═════ INPUT MATERIAL

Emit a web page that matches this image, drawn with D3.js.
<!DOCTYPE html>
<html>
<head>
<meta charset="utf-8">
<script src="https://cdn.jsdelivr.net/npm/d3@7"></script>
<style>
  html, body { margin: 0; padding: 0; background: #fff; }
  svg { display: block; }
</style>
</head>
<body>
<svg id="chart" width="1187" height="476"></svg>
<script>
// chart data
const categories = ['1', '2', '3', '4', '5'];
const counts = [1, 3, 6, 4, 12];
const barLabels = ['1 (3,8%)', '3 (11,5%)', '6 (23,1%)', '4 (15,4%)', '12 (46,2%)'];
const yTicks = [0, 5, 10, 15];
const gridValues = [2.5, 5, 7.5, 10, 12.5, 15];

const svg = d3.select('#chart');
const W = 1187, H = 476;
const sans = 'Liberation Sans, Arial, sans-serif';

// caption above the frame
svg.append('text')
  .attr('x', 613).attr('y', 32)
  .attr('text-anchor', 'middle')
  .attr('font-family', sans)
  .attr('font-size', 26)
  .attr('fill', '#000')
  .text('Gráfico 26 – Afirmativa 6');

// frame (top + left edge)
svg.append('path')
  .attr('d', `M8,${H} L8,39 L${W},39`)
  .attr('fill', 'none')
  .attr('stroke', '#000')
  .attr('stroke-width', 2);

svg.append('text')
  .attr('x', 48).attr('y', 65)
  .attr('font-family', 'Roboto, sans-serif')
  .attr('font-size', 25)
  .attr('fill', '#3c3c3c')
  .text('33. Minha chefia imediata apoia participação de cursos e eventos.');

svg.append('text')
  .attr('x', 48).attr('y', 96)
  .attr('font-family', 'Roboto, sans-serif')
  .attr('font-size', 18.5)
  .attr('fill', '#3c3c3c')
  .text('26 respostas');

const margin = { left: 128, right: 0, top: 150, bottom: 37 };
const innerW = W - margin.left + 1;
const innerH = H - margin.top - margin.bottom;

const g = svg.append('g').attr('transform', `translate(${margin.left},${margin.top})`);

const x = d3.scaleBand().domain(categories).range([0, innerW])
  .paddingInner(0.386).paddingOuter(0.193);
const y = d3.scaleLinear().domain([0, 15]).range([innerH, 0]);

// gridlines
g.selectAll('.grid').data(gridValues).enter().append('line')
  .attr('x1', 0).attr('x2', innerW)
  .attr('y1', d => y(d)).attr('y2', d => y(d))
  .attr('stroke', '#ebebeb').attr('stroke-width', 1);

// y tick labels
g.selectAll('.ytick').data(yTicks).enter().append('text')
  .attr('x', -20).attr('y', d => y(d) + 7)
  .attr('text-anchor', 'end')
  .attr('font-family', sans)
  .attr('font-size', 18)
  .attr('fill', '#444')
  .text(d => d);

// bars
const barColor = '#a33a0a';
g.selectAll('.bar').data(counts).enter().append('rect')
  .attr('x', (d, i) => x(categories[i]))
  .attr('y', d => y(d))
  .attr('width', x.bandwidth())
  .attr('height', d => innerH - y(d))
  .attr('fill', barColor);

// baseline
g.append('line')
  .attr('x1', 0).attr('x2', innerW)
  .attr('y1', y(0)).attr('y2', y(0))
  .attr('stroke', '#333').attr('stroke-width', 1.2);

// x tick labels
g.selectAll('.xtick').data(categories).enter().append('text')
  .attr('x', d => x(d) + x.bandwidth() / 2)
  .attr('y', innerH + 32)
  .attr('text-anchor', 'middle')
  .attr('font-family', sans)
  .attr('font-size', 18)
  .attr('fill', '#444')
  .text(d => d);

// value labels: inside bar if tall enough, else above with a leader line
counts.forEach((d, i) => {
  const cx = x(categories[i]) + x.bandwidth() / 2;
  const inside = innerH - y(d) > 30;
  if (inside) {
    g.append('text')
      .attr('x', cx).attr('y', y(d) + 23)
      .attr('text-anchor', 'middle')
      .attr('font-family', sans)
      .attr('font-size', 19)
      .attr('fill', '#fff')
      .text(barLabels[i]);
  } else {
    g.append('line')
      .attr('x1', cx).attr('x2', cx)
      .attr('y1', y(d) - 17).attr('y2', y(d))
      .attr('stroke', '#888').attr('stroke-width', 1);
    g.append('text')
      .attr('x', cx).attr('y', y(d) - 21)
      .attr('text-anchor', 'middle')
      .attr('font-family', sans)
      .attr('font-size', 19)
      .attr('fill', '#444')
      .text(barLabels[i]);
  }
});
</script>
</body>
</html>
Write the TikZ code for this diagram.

══════════

Reproduce the material verbatim, line by line.

Emit a web page that matches this image, drawn with D3.js.
<!DOCTYPE html>
<html>
<head>
<meta charset="utf-8">
<script src="https://cdn.jsdelivr.net/npm/d3@7"></script>
<style>
  html, body { margin: 0; padding: 0; background: #fff; }
  svg { display: block; }
</style>
</head>
<body>
<svg id="chart" width="1187" height="476"></svg>
<script>
// chart data
const categories = ['1', '2', '3', '4', '5'];
const counts = [1, 3, 6, 4, 12];
const barLabels = ['1 (3,8%)', '3 (11,5%)', '6 (23,1%)', '4 (15,4%)', '12 (46,2%)'];
const yTicks = [0, 5, 10, 15];
const gridValues = [2.5, 5, 7.5, 10, 12.5, 15];

const svg = d3.select('#chart');
const W = 1187, H = 476;
const sans = 'Liberation Sans, Arial, sans-serif';

// caption above the frame
svg.append('text')
  .attr('x', 613).attr('y', 32)
  .attr('text-anchor', 'middle')
  .attr('font-family', sans)
  .attr('font-size', 26)
  .attr('fill', '#000')
  .text('Gráfico 26 – Afirmativa 6');

// frame (top + left edge)
svg.append('path')
  .attr('d', `M8,${H} L8,39 L${W},39`)
  .attr('fill', 'none')
  .attr('stroke', '#000')
  .attr('stroke-width', 2);

svg.append('text')
  .attr('x', 48).attr('y', 65)
  .attr('font-family', 'Roboto, sans-serif')
  .attr('font-size', 25)
  .attr('fill', '#3c3c3c')
  .text('33. Minha chefia imediata apoia participação de cursos e eventos.');

svg.append('text')
  .attr('x', 48).attr('y', 96)
  .attr('font-family', 'Roboto, sans-serif')
  .attr('font-size', 18.5)
  .attr('fill', '#3c3c3c')
  .text('26 respostas');

const margin = { left: 128, right: 0, top: 150, bottom: 37 };
const innerW = W - margin.left + 1;
const innerH = H - margin.top - margin.bottom;

const g = svg.append('g').attr('transform', `translate(${margin.left},${margin.top})`);

const x = d3.scaleBand().domain(categories).range([0, innerW])
  .paddingInner(0.386).paddingOuter(0.193);
const y = d3.scaleLinear().domain([0, 15]).range([innerH, 0]);

// gridlines
g.selectAll('.grid').data(gridValues).enter().append('line')
  .attr('x1', 0).attr('x2', innerW)
  .attr('y1', d => y(d)).attr('y2', d => y(d))
  .attr('stroke', '#ebebeb').attr('stroke-width', 1);

// y tick labels
g.selectAll('.ytick').data(yTicks).enter().append('text')
  .attr('x', -20).attr('y', d => y(d) + 7)
  .attr('text-anchor', 'end')
  .attr('font-family', sans)
  .attr('font-size', 18)
  .attr('fill', '#444')
  .text(d => d);

// bars
const barColor = '#a33a0a';
g.selectAll('.bar').data(counts).enter().append('rect')
  .attr('x', (d, i) => x(categories[i]))
  .attr('y', d => y(d))
  .attr('width', x.bandwidth())
  .attr('height', d => innerH - y(d))
  .attr('fill', barColor);

// baseline
g.append('line')
  .attr('x1', 0).attr('x2', innerW)
  .attr('y1', y(0)).attr('y2', y(0))
  .attr('stroke', '#333').attr('stroke-width', 1.2);

// x tick labels
g.selectAll('.xtick').data(categories).enter().append('text')
  .attr('x', d => x(d) + x.bandwidth() / 2)
  .attr('y', innerH + 32)
  .attr('text-anchor', 'middle')
  .attr('font-family', sans)
  .attr('font-size', 18)
  .attr('fill', '#444')
  .text(d => d);

// value labels: inside bar if tall enough, else above with a leader line
counts.forEach((d, i) => {
  const cx = x(categories[i]) + x.bandwidth() / 2;
  const inside = innerH - y(d) > 30;
  if (inside) {
    g.append('text')
      .attr('x', cx).attr('y', y(d) + 23)
      .attr('text-anchor', 'middle')
      .attr('font-family', sans)
      .attr('font-size', 19)
      .attr('fill', '#fff')
      .text(barLabels[i]);
  } else {
    g.append('line')
      .attr('x1', cx).attr('x2', cx)
      .attr('y1', y(d) - 17).attr('y2', y(d))
      .attr('stroke', '#888').attr('stroke-width', 1);
    g.append('text')
      .attr('x', cx).attr('y', y(d) - 21)
      .attr('text-anchor', 'middle')
      .attr('font-family', sans)
      .attr('font-size', 19)
      .attr('fill', '#444')
      .text(barLabels[i]);
  }
});
</script>
</body>
</html>
Write the TikZ code for this diagram.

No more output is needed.